Democrats argue against criminalization of unhoused people in Supreme Court brief

A host of Democratic legislators have filed an amicus brief with the Supreme Court in opposition to subjecting unhoused people to criminal penalties. 

Led by Rep. Cori Bush (D-Mo.), 18 Democrats argue that arresting or fining people who have no other choice for sleeping outside is unconstitutional and will trap unhoused people in a cycle of poverty. 

“Punishing poverty traps people in cycles of debt, unemployment, and hopelessness, increasing the likelihood someone will become chronically homeless, which makes the problem worse for everyone and therefore serves no legitimate penological purpose,” the brief says.

“While the members of Congress signing here agree that the political branches have at least partially failed homeless Americans by turning away from their historical role in ensuring broad access to affordable housing, this Court has never permitted a local government to inflict pain on its own innocent residents for the deliberate purpose of running them off and making them someone else’s burden.”

The brief comes ahead of the case of Johnson v. City of Grants Pass, which would determine if local governments can make it a crime to live outside and unsheltered when adequate shelter is unavailable. 

The Court of Appeals for the Ninth Circuit previously ruled that local governments are not allowed to fine or arrest people for sleeping outside if no indoor space is available, based on the Eighth Amendment’s protection against cruel and unusual punishment.

But local officials in Grants Pass, Oregon, are seeking the right to arrest and jail unhoused people, citing potential consequences of letting the Ninth Circuit's decision stand, including crime, fires, drug overdoses and deaths.

“(The 9th Circuit Court of Appeals’) decisions are legally wrong and have tied the hands of local governments as they work to address the urgent homelessness crisis,” Theane Evangelis, a lawyer for Grants Pass, said in a statement earlier this year when the Supreme Court agreed to hear the case. “The tragedy is that these decisions are actually harming the very people they purport to protect.” 

Officials in San Francisco and Phoenix, California Gov. Gavin Newsom (D) and 20 Republican state attorneys general backed Grants Pass's request for the Supreme Court to take the case, saying current law ties their hands.

But the Democratic lawmakers argue in their brief that houselessness began soaring in the 1980s following housing disinvestment that has since worsened. The lawmakers also argue criminalizing homelessness will disproportionately impact unhoused people who are Black and brown, youth, disabled, elderly, and/or LGBTQ+. 

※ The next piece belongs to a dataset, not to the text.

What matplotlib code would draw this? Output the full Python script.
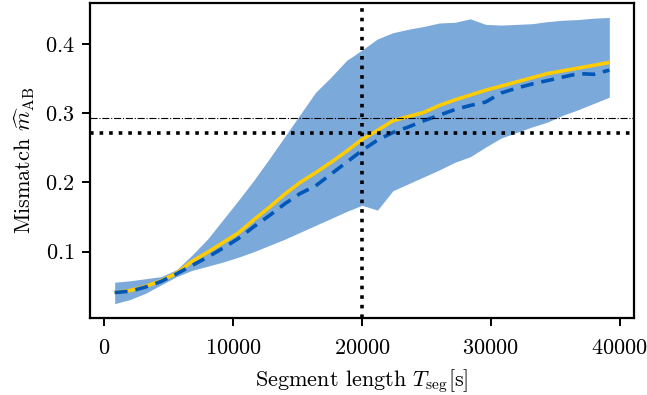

The brief highlights that 37 percent of the adult houseless population is Black, 28 percent is Hispanic, 4 percent is Native American, and 2 percent is Asian. Up to 40 percent of the 4.2 million youth experiencing homelessness identify as LGBTQ+. The brief adds that Black and Hispanic individuals are far more likely to receive citations than white people. 

The lawmakers instead call for investment in solutions dedicated to ending poverty and homelessness for good. 

The brief is signed by Sens. Ed Markey (Mass.), Bernie Sanders (I-Vt.), and Elizabeth Warren (Mass.) and Reps. Gwen Moore (Wisc.), Rashida Tlaib (Mich.), Shri Thanedar (Mich.), Barbara Lee (Calif.), Alexandria Ocasio-Cortez (N.Y.), Nydia Velázquez (N.Y.), André Carson (Ind.), Ayanna Pressley (Mass.), Jamaal Bowman (N.Y.), Pramila Jayapal (Wash.), Sylvia Garcia (Texas), Summer Lee (Pa.), Delia Ramirez (Ill.), Linda Sanchez (Calif.), and Ro Khanna (Calif.).